I shot PSE's new cross bow, the rep had some bolts called 15.75's
it was a thick carbon at 15.75 gpi looks like it will be a good bolt
for the cross bow guys.


----------



## Dale_B1 (Jan 31, 2004)

A 20" 2219 with a 125 grain tip will be well over 400 grains. Yes a heavy arrow will make it a tad quieter but at the sacrifice of speed. A 20" 2219 is not under weight for 99% of all crossbows and is the norm for a bolt and the recommend bolt set up.


----------



## Buster of Xs (Nov 28, 2008)

Keep in mind that the average crossbow also only has half the power stroke of a vertical bow, too. This is a big part of the equation. If you seriously increase the projectile weight it's gonna' be a dog.


----------



## Dale_B1 (Jan 31, 2004)

Buster of Xs said:


> Keep in mind that the average crossbow also only has half the power stroke of a vertical bow, too. This is a big part of the equation.
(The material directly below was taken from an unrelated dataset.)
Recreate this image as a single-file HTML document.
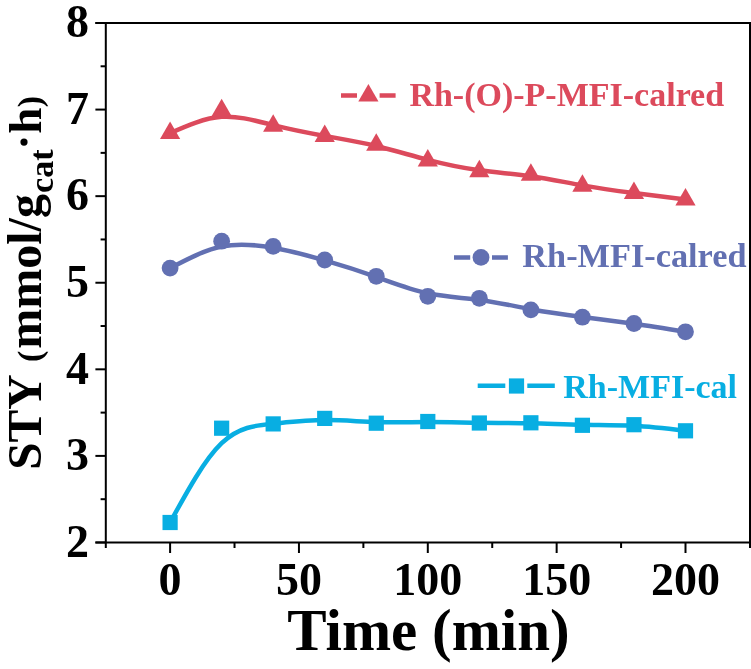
<!DOCTYPE html><html><head><meta charset="utf-8"><style>html,body{margin:0;padding:0;background:#fff;width:751px;height:669px;overflow:hidden}svg{display:block;will-change:transform}text{font-family:"Liberation Serif",serif;font-weight:bold}</style></head><body>
<svg width="751" height="669" viewBox="0 0 751 669">
<g stroke="#000" stroke-width="2" fill="none">
<path d="M95.4,23 H750 M95.4,542.5 H750 M105.8,22 V548 M750,22 V548"/>
<path d="M95.4,542.48 H105.8"/>
<path d="M95.4,455.90 H105.8"/>
<path d="M95.4,369.32 H105.8"/>
<path d="M95.4,282.74 H105.8"/>
<path d="M95.4,196.16 H105.8"/>
<path d="M95.4,109.58 H105.8"/>
<path d="M95.4,23.00 H105.8"/>
<path d="M100.6,499.19 H105.8"/>
<path d="M100.6,412.61 H105.8"/>
<path d="M100.6,326.03 H105.8"/>
<path d="M100.6,239.45 H105.8"/>
<path d="M100.6,152.87 H105.8"/>
<path d="M100.6,66.29 H105.8"/>
<path d="M170.10,542.5 V553"/>
<path d="M298.95,542.5 V553"/>
<path d="M427.80,542.5 V553"/>
<path d="M556.65,542.5 V553"/>
<path d="M685.50,542.5 V553"/>
<path d="M234.52,542.5 V548"/>
<path d="M363.38,542.5 V548"/>
<path d="M492.23,542.5 V548"/>
<path d="M621.08,542.5 V548"/>
</g>
<g font-size="46" fill="#000">
<text x="89" y="556.78" text-anchor="end">2</text>
<text x="89" y="470.20" text-anchor="end">3</text>
<text x="89" y="383.62" text-anchor="end">4</text>
<text x="89" y="297.04" text-anchor="end">5</text>
<text x="89" y="210.46" text-anchor="end">6</text>
<text x="89" y="123.88" text-anchor="end">7</text>
<text x="89" y="37.30" text-anchor="end">8</text>
<text x="170.10" y="594.8" text-anchor="middle">0</text>
<text x="298.95" y="594.8" text-anchor="middle">50</text>
<text x="427.80" y="594.8" text-anchor="middle">100</text>
<text x="556.65" y="594.8" text-anchor="middle">150</text>
<text x="685.50" y="594.8" text-anchor="middle">200</text>
</g>
<text x="428.5" y="650" font-size="59" text-anchor="middle">Time (min)</text>
<text transform="translate(41,469.80) rotate(-90)" font-size="49">STY</text>
<text transform="translate(41,362.10) rotate(-90)" font-size="34">(</text>
<text transform="translate(41,348.70) rotate(-90)" font-size="48">mmol/g</text>
<text transform="translate(53.4,192.96) rotate(-90)" font-size="34">cat</text>
<text transform="translate(41,133.70) rotate(-90)" font-size="47">h</text>
<text transform="translate(41,107.20) rotate(-90)" font-size="34">)</text>
<circle cx="24" cy="142.1" r="3.6" fill="#000"/>
<path d="M170.10,133.10 C187.28,125.57 204.46,118.03 221.64,116.85 C238.82,115.67 256.00,120.83 273.18,125.12 C290.36,129.40 307.54,132.80 324.72,135.93 C341.90,139.07 359.08,141.93 376.26,146.02 C393.44,150.10 410.62,155.40 427.80,159.83 C444.98,164.27 462.16,167.83 479.34,170.22 C496.52,172.60 513.70,173.80 530.88,176.23 C548.06,178.67 565.24,182.33 582.42,185.37 C599.60,188.40 616.78,190.80 633.96,193.07 C651.14,195.33 668.32,197.47 685.50,199.60" stroke="#DC4A5C" stroke-width="4.5" fill="none" stroke-linejoin="round"/>
<path d="M170.10,268.10 C187.28,259.13 204.46,250.17 221.64,246.55 C238.82,242.93 256.00,244.67 273.18,247.80 C290.36,250.93 307.54,255.47 324.72,260.45 C341.90,265.43 359.08,270.87 376.26,276.92 C393.44,282.97 410.62,289.63 427.80,293.30 C444.98,296.97 462.16,297.63 479.34,299.90 C496.52,302.17 513.70,306.03 530.88,309.18 C548.06,312.33 565.24,314.77 582.42,317.03 C599.60,319.30 616.78,321.40 633.96,323.83 C651.14,326.27 668.32,329.03 685.50,331.80" stroke="#6270B2" stroke-width="4.5" fill="none" stroke-linejoin="round"/>
<path d="M170.10,522.50 C187.28,491.07 204.46,459.63 221.64,443.20 C238.82,426.77 256.00,425.33 273.18,423.70 C290.36,422.07 307.54,420.23 324.72,420.12 C341.90,420.00 359.08,421.60 376.26,422.12 C393.44,422.63 410.62,422.07 427.80,422.03 C444.98,422.00 462.16,422.50 479.34,422.72 C496.52,422.93 513.70,422.87 530.88,423.25 C548.06,423.63 565.24,424.47 582.42,424.78 C599.60,425.10 616.78,424.90 633.96,425.82 C651.14,426.73 668.32,428.77 685.50,430.80" stroke="#08AEE2" stroke-width="4.5" fill="none" stroke-linejoin="round"/>
<g fill="#DC4A5C"><path d="M170.10,121.43 L180.20,138.93 L160.00,138.93Z"/><path d="M221.64,98.83 L231.74,116.33 L211.54,116.33Z"/><path d="M273.18,114.33 L283.28,131.83 L263.08,131.83Z"/><path d="M324.72,124.53 L334.82,142.03 L314.62,142.03Z"/><path d="M376.26,133.13 L386.36,150.63 L366.16,150.63Z"/><path d="M427.80,149.03 L437.90,166.53 L417.70,166.53Z"/><path d="M479.34,159.73 L489.44,177.23 L469.24,177.23Z"/><path d="M530.88,163.33 L540.98,180.83 L520.78,180.83Z"/><path d="M582.42,174.33 L592.52,191.83 L572.32,191.83Z"/><path d="M633.96,181.53 L644.06,199.03 L623.86,199.03Z"/><path d="M685.50,187.93 L695.60,205.43 L675.40,205.43Z"/></g>
<g fill="#6270B2"><circle cx="170.10" cy="268.10" r="8.40"/><circle cx="221.64" cy="241.20" r="8.40"/><circle cx="273.18" cy="246.40" r="8.40"/><circle cx="324.72" cy="260.00" r="8.40"/><circle cx="376.26" cy="276.30" r="8.40"/><circle cx="427.80" cy="296.30" r="8.40"/><circle cx="479.34" cy="298.30" r="8.40"/><circle cx="530.88" cy="309.90" r="8.40"/><circle cx="582.42" cy="317.20" r="8.40"/><circle cx="633.96" cy="323.50" r="8.40"/><circle cx="685.50" cy="331.80" r="8.40"/></g>
<g fill="#08AEE2"><rect x="162.50" y="514.90" width="15.2" height="15.2"/><rect x="214.04" y="420.60" width="15.2" height="15.2"/><rect x="265.58" y="416.30" width="15.2" height="15.2"/><rect x="317.12" y="410.80" width="15.2" height="15.2"/><rect x="368.66" y="415.60" width="15.2" height="15.2"/><rect x="420.20" y="413.90" width="15.2" height="15.2"/><rect x="471.74" y="415.40" width="15.2" height="15.2"/><rect x="523.28" y="415.20" width="15.2" height="15.2"/><rect x="574.82" y="417.70" width="15.2" height="15.2"/><rect x="626.36" y="417.10" width="15.2" height="15.2"/><rect x="677.90" y="423.20" width="15.2" height="15.2"/></g>
<path d="M341,95.4 H357 M379.6,95.4 H395.6" stroke="#DC4A5C" stroke-width="4.5"/>
<g fill="#DC4A5C"><path d="M368.40,83.93 L378.50,101.43 L358.30,101.43Z"/></g>
<text x="409.42" y="105.7" font-size="34" fill="#DC4A5C">Rh-(O)-P-MFI-calred</text>
<path d="M454,257.5 H470.2 M492,257.5 H507.9" stroke="#6270B2" stroke-width="4.5"/>
<g fill="#6270B2"><circle cx="481.00" cy="257.40" r="8.40"/></g>
<text x="522.3199999999999" y="267.1" font-size="34.3" fill="#6270B2">Rh-MFI-calred</text>
<path d="M477.7,385.8 H505.3 M527.3,385.8 H554.8" stroke="#08AEE2" stroke-width="4.5"/>
<g fill="#08AEE2"><rect x="508.90" y="378.40" width="15.2" height="15.2"/></g>
<text x="563.3199999999999" y="397.5" font-size="34" fill="#08AEE2">Rh-MFI-cal</text>
</svg></body></html>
If you seriously increase the projectile weight it's gonna' be a dog.


Maybe so on the power stroke but with that shorter power stroke it still has tremendous energy and speed. When was the last time you shot 150 to 200 pound limbs---need to take that into consideration


----------



## VaDeerHunter (Feb 25, 2007)

*Noise*

I have an Excalibur with the new string stoppers and it is considerably quieter. Also if you put beaver balls on the string it helps. I shoot a 20" bolt with a 125 on it and it is not bad.

Pat


----------



## Roskoe (Apr 15, 2007)

The Barnett Predator, with 175 lb. draw weight, specifies a bolt weight of 425 grains minimum. 369 fps. Kinda loud, though.


----------



## Buster of Xs (Nov 28, 2008)

Dale_B1 said:


> Maybe so on the power stroke but with that shorter power stroke it still has tremendous energy and speed. When was the last time you shot 150 to 200 pound limbs---need to take that into consideration


Of course. It's the only reason Xbows have the high DWs anyway....short power stroke.

My point, though, was that 5gpp may not be soooooo bad because the power stroke is soooooo short. :wink:


----------



## ranger56528 (Oct 10, 2007)

I have a Excal Y25(recurve) set at 200lb draw weight,My Lazer II arrows weight in at.....406.5(+/-).....with 100grn BH's.Iam getting around 405-408 thru my chrono,this can change depending where my string is set between the lines on the front rail,I tend to keep string in the middle of the lines.


----------



## Perceval (Nov 25, 2008)

crosbow's strings also have a great amount of friction on the rail , that plus the short power stroke and you must shoot some light bolts to compensate . 
we have a great bunch of crossbows enthousiast/builders in France and they are shooting 500# war crossbows ( medieval replica ) . the average bolt ( also replica ) weight is around 500 grains .
i'll follow this thread :thumbs_up


----------